A refugee family's search for peace leads to Uganda's Kyangwali settlement

Telling the Human Story, 24 September 2013

© UNHCR Photo
Ndianabho Baptist Lubhoiyo has a big family and he was determined that they would leave Democratic Republic of the Congo together and stay together in Uganda.

KYANGWALI, Uganda, September 24 (UNHCR) Ndianabho Baptist Lubhoiyo clapped his hands to quieten his children down. The animated 51-year-old Congolese refugee and his family had just arrived earlier this month at Kyangwali refugee settlement in mid-western Uganda after a long journey from a transit centre close to the border.

Lubhoiyo and 17 members of his family, including two wives, his mother, two elderly aunts, and a granddaughter born just weeks ago, were among thousands of civilians who had poured over the border into Uganda's Bundibugyo district from the Democratic Republic of the Congo (DRC) in mid-July.

"Wherever we go, we go together," he said vehemently, as he described fleeing their home village of Agone in DRC's North Kivu province to escape the fighting that erupted when a Ugandan rebel group, the Allied Democratic Forces, attacked and briefly held the town of Kamango on July 11.

"They slaughtered every person they saw on the way," Lubhoiyo said of the rebels. Like many others, he and his family left their home carrying just a few old mattresses and cooking pots. They left early in the morning on July 12 and walked all day to the border town of Bundingoma, where they stayed at the home of a relative.

After a month, the pressure of living with so many people in one place became too much, so Lubhoiyo decided to move his family to the Bubukwanga transit centre, which is located some 25 kilometres from the border.

But it wasn't far enough inside Uganda for people still struggling with the trauma of the attack on their village. "I made the decision to leave because Bubukwanga is near DRC, near where the killing is happening. I made the decision to go to a place where I can cultivate [crops] and have peace," Lubhoiyo explains.

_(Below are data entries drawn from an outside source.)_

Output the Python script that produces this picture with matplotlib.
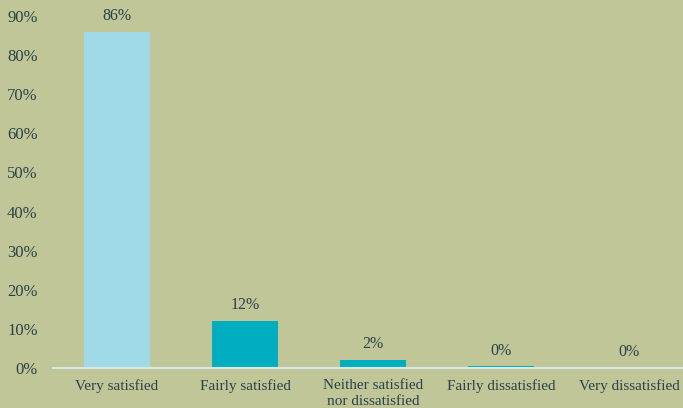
import matplotlib.pyplot as plt

categories = ["Very satisfied", "Fairly satisfied", "Neither satisfied\nnor dissatisfied",
              "Fairly dissatisfied", "Very dissatisfied"]
values = [86, 12, 2, 0.4, 0]
labels = ["86%", "12%", "2%", "0%", "0%"]
yticks = [0, 10, 20, 30, 40, 50, 60, 70, 80, 90]

bg = "#C0C698"
text_col = "#2A4248"
bar_colors = ["#A1DAE7", "#00AEBF", "#00AEBF", "#00AEBF", "#00AEBF"]

plt.rcParams["font.family"] = ["Liberation Serif", "DejaVu Serif"]

fig = plt.figure(figsize=(6.83, 4.08), dpi=100, facecolor=bg)
W, H = 683, 408
ax = fig.add_axes([53 / W, (H - 368) / H, 630 / W, 352 / H], facecolor=bg)

x = range(len(categories))
ax.bar(x, values, width=0.52, color=bar_colors)
for xi, v, lab in zip(x, values, labels):
    ax.text(xi, v + 2.0, lab, ha="center", va="bottom", fontsize=11.5, color=text_col)

ax.set_xlim(-0.5, -0.5 + 630 / 128)
ax.set_ylim(0, 90)
ax.set_yticks(yticks)
ax.set_yticklabels([f"{t}%" for t in yticks], fontsize=12, color=text_col)
ax.set_xticks(list(x))
ax.set_xticklabels(categories, fontsize=11, color=text_col, linespacing=1.25)
ax.tick_params(length=0)
ax.tick_params(axis="x", pad=8)
ax.tick_params(axis="y", pad=11)

for s in ["top", "right", "left"]:
    ax.spines[s].set_visible(False)
ax.spines["bottom"].set_color("#D8E8E6")
ax.spines["bottom"].set_linewidth(1.5)

fig.savefig("out.png", dpi=100, facecolor=bg)
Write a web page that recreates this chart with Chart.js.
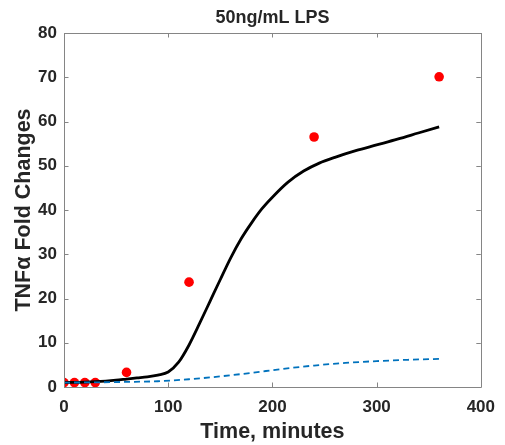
<!DOCTYPE html>
<html>
<head>
<meta charset="utf-8">
<script src="https://cdn.jsdelivr.net/npm/chart.js@4/dist/chart.umd.min.js"></script>
<style>
  html, body { margin: 0; padding: 0; background: #fff; }
  #wrap { width: 505px; height: 445px; }
</style>
</head>
<body>
<div id="wrap"><canvas id="c" width="505" height="445"></canvas></div>
<script>
// ---- data ----
const titleText = "50ng/mL LPS";
const xTitle = "Time, minutes";
const yTitle = "TNFα Fold Changes";

const xTicks = [0, 100, 200, 300, 400];
const yTicks = [0, 10, 20, 30, 40, 50, 60, 70, 80];

// measured data (red dots)
const obsTime = [0, 10, 20, 30, 60, 120, 240, 360];
const obsValue = [1.0, 1.0, 1.0, 1.0, 3.3, 23.7, 56.5, 70.1];

// model fit (black solid)
const fitTime = [0, 10, 20, 30, 40, 50, 60, 70, 80, 90, 100, 110, 120, 130, 140, 150, 160, 170, 180, 190, 200, 215, 230, 245, 260, 280, 300, 320, 340, 360];
const fitValue = [1.0, 1.05, 1.1, 1.2, 1.35, 1.55, 1.8, 2.05, 2.3, 2.7, 3.4, 5.6, 9.5, 14.3, 19.3, 24.3, 29.2, 33.5, 37.1, 40.3, 42.9, 46.3, 48.8, 50.6, 51.9, 53.4, 54.7, 56.0, 57.4, 58.8];

// second model (blue dashed)
const altTime = [0, 30, 60, 90, 120, 150, 180, 210, 240, 270, 300, 330, 360];
const altValue = [1.0, 1.05, 1.15, 1.3, 1.75, 2.4, 3.2, 4.1, 4.85, 5.45, 5.85, 6.15, 6.35];

const toXY = (xs, ys) => xs.map((x, i) => ({ x: x, y: ys[i] }));

const FONT = "'Liberation Sans', Arial, Helvetica, sans-serif";
const TXT = "#262626";
const AXC = "#858585";

const boxTicks = {
  id: 'boxTicks',
  afterDraw(chart) {
    const { ctx, chartArea: a, scales } = chart;
    const L = 4.5;
    ctx.save();
    ctx.strokeStyle = AXC;
    ctx.lineWidth = 1;
    ctx.beginPath();
    ctx.rect(Math.round(a.left) + 0.5, Math.round(a.top) + 0.5, Math.round(a.right - a.left), Math.round(a.bottom - a.top));
    xTicks.forEach(v => {
      const px = Math.round(scales.x.getPixelForValue(v)) + 0.5;
      ctx.moveTo(px, a.bottom); ctx.lineTo(px, a.bottom - L);
      ctx.moveTo(px, a.top); ctx.lineTo(px, a.top + L);
    });
    yTicks.forEach(v => {
      const py = Math.round(scales.y.getPixelForValue(v)) + 0.5;
      ctx.moveTo(a.left, py); ctx.lineTo(a.left + L, py);
      ctx.moveTo(a.right, py); ctx.lineTo(a.right - L, py);
    });
    ctx.stroke();
    ctx.restore();
  }
};

new Chart(document.getElementById('c'), {
  type: 'scatter',
  data: {
    datasets: [
      {
        label: 'data',
        data: toXY(obsTime, obsValue),
        showLine: false,
        pointRadius: 4.8,
        pointBackgroundColor: '#ff0000',
        pointBorderColor: '#ff0000',
        pointBorderWidth: 0,
        order: 3
      },
      {
        label: 'model',
        data: toXY(fitTime, fitValue),
        showLine: true,
        borderColor: '#000000',
        borderWidth: 2.8,
        pointRadius: 0,
        cubicInterpolationMode: 'monotone',
        order: 2
      },
      {
        label: 'alt',
        data: toXY(altTime, altValue),
        showLine: true,
        borderColor: '#0072BD',
        borderWidth: 1.8,
        borderDash: [6, 4],
        pointRadius: 0,
        cubicInterpolationMode: 'monotone',
        order: 1
      }
    ]
  },
  options: {
    responsive: false,
    animation: false,
    devicePixelRatio: 1,
    layout: { padding: { left: 0, right: 24, top: 0, bottom: 0 } },
    plugins: {
      legend: { display: false },
      tooltip: { enabled: false },
      title: {
        display: true,
        text: titleText,
        fullSize: false,
        color: TXT,
        font: { family: FONT, size: 18, weight: 'bold', lineHeight: 1.2 },
        padding: { top: 7, bottom: 4.4 }
      }
    },
    scales: {
      x: {
        type: 'linear',
        min: 0, max: 400,
        afterBuildTicks: s => { s.ticks = xTicks.map(v => ({ value: v })); },
        afterFit: s => { s.height = 58; },
        grid: { display: false, drawTicks: false },
        border: { display: false },
        ticks: { color: TXT, padding: 10, maxRotation: 0, font: { family: FONT, size: 17, weight: 'bold' } },
        title: { display: true, text: xTitle, color: TXT, padding: { top: 0, bottom: 0 }, font: { family: FONT, size: 21.5, weight: 'bold', lineHeight: 1.2 } }
      },
      y: {
        type: 'linear',
        min: 0, max: 80,
        afterBuildTicks: s => { s.ticks = yTicks.map(v => ({ value: v })); },
        afterFit: s => { s.width = 64; },
        grid: { display: false, drawTicks: false },
        border: { display: false },
        ticks: { color: TXT, padding: 7, font: { family: FONT, size: 17, weight: 'bold' } },
        title: { display: true, text: yTitle, color: TXT, padding: { top: 11, bottom: 0 }, font: { family: FONT, size: 21.5, weight: 'bold', lineHeight: 1.2 } }
      }
    }
  },
  plugins: [boxTicks]
});
</script>
</body>
</html>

So, he registered himself and his family to move from Bubukwanga to Kyangwali, the relocation site selected by the Ugandan government and set up by UNHCR. The day before relocation they were given wrist bands to show that they would be travelling, and were told what to expect during the journey and on arrival at Kyangwali.

On September 12, the family was up early to pack the belongings they had brought from their village and the household goods that UNHCR and partners provided for them while at Bubukwanga Transit Centre. Despite stopping several times for brief rests, the family found the relocation journey very long, and two of Lubhoiyo's children suffered from travel sickness they had never ridden on a bus before.

They were relieved when they arrived and were received at Kyangwali's new reception centre, which UNHCR and its partners have recently constructed. After disembarking, they gathered their belongings and moved to one of the communal shelters, where they would spend the night before being allocated a plot of land. They also enjoyed a hot meal of maize meal and beans.

Lubhoiyo expressed happiness at arriving and seeing people from his home village. His 68-year-old mother, Elizabeth, said: "I am happy. I have found people I know and it is more peaceful here than in DRC or Bubukwanga."

Lubhoiyo's 11 children were also content. His 16-year-old son Bhughiyo viewed the playground and football field at the far end of the reception centre and said: "It is a good environment, with food and a children's play place. I feel happy, as they had the same thing in Bubukwanga."

When the security lighting at the reception centre came on, the refugees started moving into the shelters. Lubhoiyo, perhaps thinking of the heavy rain on the journey, commented, "UNHCR is our family now we hope it will be like an umbrella for us".